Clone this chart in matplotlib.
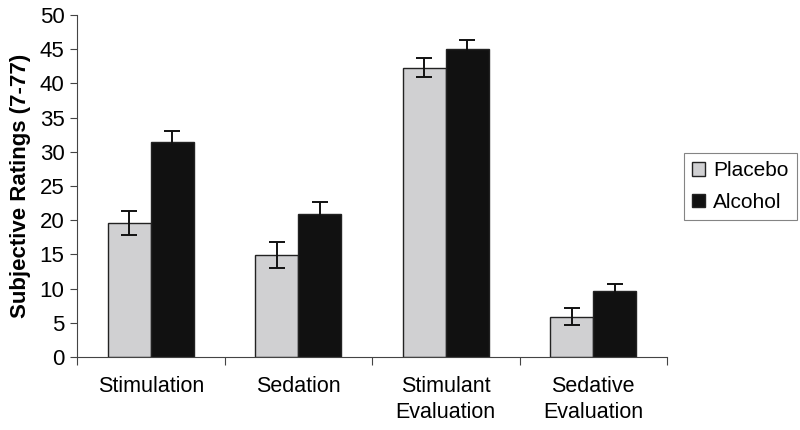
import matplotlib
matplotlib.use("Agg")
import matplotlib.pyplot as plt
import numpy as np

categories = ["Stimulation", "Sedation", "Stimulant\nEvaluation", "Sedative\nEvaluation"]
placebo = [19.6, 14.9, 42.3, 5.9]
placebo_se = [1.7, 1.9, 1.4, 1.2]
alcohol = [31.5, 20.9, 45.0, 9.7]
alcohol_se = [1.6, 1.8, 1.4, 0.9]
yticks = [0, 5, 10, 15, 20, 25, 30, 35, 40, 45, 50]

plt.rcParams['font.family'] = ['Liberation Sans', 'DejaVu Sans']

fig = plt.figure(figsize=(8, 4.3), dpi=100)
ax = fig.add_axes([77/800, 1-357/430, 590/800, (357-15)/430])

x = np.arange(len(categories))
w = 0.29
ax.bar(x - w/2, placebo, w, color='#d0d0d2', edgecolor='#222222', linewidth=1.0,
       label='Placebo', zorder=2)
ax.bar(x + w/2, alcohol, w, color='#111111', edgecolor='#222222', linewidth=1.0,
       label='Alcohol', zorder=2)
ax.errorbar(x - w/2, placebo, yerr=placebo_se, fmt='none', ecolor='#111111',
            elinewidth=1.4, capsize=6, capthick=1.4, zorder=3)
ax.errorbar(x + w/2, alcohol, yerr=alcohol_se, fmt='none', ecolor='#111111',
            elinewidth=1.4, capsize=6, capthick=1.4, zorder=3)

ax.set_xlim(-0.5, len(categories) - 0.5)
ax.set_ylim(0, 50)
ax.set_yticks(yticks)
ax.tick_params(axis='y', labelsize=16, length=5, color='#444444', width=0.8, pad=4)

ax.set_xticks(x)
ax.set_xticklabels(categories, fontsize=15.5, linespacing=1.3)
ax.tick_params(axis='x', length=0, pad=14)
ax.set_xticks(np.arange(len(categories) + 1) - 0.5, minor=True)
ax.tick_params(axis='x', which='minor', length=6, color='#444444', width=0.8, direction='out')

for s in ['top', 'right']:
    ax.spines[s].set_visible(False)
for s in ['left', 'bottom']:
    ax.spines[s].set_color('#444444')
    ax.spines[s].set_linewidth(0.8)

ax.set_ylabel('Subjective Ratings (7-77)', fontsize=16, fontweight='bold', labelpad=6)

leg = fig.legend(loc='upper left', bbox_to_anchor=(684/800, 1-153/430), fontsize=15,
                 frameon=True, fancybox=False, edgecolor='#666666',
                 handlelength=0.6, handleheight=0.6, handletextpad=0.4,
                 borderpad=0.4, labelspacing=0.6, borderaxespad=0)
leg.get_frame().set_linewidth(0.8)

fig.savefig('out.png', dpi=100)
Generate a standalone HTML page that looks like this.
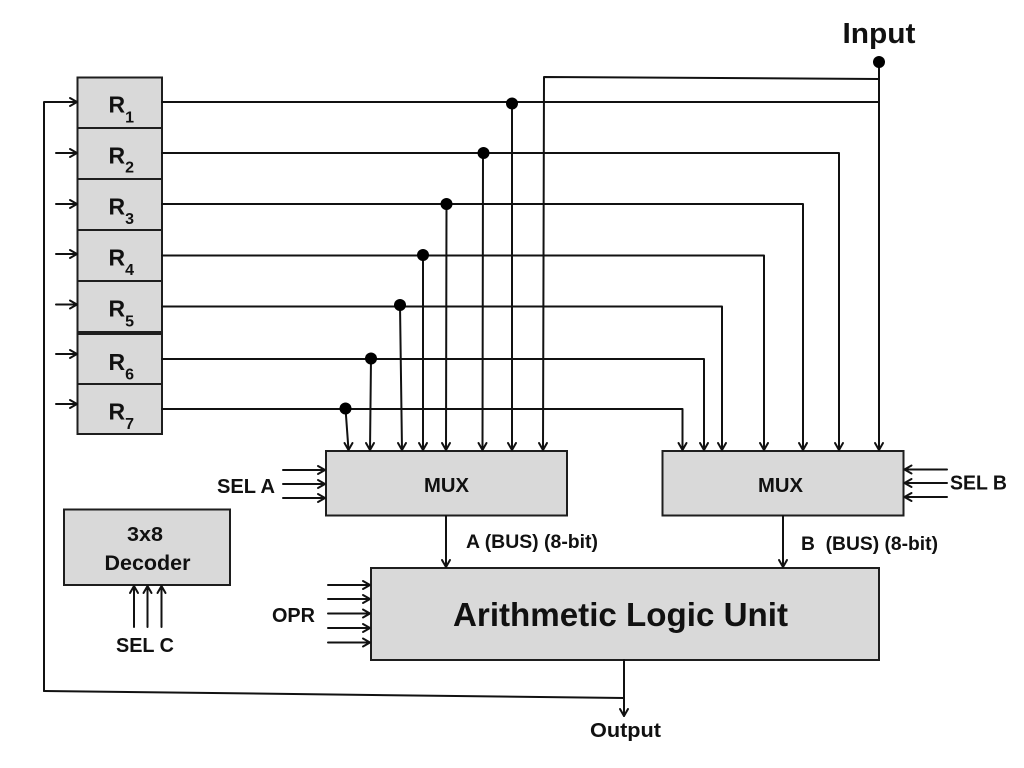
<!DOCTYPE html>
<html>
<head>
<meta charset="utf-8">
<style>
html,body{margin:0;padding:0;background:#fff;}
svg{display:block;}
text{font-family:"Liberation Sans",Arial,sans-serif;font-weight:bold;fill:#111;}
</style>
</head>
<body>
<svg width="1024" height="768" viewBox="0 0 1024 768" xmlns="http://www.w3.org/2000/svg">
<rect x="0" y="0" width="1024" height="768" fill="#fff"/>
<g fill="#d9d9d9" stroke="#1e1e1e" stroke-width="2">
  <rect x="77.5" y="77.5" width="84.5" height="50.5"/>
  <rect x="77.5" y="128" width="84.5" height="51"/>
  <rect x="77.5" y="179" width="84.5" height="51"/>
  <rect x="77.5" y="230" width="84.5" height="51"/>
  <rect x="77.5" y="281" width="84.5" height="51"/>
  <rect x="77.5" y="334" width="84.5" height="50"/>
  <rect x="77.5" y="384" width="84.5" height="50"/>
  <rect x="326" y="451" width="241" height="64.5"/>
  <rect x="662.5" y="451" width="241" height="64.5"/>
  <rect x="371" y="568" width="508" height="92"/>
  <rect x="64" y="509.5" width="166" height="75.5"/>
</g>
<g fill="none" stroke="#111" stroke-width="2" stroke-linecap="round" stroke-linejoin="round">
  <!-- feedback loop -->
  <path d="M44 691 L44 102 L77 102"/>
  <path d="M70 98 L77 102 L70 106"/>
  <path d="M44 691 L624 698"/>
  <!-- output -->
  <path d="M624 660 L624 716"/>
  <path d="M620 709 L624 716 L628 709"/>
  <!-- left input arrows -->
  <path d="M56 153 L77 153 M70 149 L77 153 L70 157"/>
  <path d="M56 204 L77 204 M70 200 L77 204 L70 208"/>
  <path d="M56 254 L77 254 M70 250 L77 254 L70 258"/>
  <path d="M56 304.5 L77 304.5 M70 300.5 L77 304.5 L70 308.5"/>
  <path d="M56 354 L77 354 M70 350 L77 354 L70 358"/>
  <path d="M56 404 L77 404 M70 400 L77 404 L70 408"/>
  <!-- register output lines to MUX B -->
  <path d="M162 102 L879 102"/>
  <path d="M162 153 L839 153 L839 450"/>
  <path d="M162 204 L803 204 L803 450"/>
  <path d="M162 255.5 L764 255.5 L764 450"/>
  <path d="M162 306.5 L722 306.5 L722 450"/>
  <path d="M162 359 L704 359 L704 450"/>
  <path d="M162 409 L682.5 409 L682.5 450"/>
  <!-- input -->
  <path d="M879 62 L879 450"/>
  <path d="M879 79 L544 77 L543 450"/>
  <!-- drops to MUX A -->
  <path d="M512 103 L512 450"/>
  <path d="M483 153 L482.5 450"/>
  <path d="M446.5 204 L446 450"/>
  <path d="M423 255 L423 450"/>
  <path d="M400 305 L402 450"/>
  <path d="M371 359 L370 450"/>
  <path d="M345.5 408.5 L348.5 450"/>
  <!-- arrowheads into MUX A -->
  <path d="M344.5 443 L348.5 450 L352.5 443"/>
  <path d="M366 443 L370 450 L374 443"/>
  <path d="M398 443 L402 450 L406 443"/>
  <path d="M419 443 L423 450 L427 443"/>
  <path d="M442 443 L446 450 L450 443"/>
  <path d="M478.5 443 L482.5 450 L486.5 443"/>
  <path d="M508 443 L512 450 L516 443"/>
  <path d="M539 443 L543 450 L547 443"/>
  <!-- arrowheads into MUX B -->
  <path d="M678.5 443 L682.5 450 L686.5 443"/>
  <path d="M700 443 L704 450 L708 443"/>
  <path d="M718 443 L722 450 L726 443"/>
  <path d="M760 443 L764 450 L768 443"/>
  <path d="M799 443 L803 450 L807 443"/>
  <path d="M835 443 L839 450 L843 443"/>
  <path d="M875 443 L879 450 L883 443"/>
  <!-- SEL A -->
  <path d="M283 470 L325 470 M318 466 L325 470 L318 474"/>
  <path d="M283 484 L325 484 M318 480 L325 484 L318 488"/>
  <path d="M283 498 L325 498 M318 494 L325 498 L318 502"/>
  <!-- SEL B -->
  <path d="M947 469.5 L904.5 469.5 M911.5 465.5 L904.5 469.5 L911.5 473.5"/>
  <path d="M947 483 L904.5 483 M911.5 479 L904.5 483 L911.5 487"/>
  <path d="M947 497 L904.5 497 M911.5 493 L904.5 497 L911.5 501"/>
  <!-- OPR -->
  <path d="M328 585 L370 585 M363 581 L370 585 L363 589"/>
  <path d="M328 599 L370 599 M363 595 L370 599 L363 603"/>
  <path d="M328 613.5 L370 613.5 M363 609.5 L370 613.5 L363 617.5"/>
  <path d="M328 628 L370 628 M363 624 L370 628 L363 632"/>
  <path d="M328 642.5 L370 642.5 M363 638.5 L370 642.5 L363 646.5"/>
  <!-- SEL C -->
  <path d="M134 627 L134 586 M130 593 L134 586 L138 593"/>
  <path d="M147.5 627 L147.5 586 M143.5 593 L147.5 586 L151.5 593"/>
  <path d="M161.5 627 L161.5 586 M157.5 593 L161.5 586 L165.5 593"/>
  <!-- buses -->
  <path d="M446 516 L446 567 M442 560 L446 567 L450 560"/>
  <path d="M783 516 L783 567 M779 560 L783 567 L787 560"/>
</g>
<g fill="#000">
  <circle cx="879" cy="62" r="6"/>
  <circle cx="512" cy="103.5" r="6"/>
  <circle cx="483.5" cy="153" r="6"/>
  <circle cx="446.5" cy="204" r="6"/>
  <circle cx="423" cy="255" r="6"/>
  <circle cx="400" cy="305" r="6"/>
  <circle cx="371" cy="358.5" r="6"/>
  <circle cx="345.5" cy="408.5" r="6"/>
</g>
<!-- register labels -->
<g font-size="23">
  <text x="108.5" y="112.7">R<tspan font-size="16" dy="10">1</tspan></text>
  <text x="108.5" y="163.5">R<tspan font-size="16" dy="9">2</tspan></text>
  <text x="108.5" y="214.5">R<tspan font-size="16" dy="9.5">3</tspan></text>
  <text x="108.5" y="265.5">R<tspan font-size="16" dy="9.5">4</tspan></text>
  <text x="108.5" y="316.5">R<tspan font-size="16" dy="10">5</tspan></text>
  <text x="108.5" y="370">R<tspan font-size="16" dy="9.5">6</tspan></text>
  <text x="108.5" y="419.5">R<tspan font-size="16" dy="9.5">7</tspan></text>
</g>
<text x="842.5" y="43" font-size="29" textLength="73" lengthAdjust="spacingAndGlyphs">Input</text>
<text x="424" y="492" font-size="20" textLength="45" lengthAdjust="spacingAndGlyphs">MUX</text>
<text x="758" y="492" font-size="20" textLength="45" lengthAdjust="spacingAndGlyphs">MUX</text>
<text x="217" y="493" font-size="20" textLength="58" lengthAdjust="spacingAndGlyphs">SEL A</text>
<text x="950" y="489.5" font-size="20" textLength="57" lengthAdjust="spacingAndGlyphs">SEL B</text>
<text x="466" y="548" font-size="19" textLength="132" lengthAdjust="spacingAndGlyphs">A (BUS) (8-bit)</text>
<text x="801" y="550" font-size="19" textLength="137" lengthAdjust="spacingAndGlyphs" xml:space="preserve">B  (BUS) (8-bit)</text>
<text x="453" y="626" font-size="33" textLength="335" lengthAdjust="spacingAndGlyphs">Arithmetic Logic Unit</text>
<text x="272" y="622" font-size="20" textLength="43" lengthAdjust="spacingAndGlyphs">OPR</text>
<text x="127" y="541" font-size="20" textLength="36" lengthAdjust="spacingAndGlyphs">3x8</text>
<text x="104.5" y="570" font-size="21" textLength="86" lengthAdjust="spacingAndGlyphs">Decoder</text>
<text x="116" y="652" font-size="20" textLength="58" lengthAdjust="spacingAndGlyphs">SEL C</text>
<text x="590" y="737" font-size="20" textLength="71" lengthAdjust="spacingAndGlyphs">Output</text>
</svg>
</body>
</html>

WHAT IS ASKED = Filter the data for the string "this" and copy every line that has it.

COMPLETED TASK =
Clone this chart in matplotlib.
Generate a standalone HTML page that looks like this.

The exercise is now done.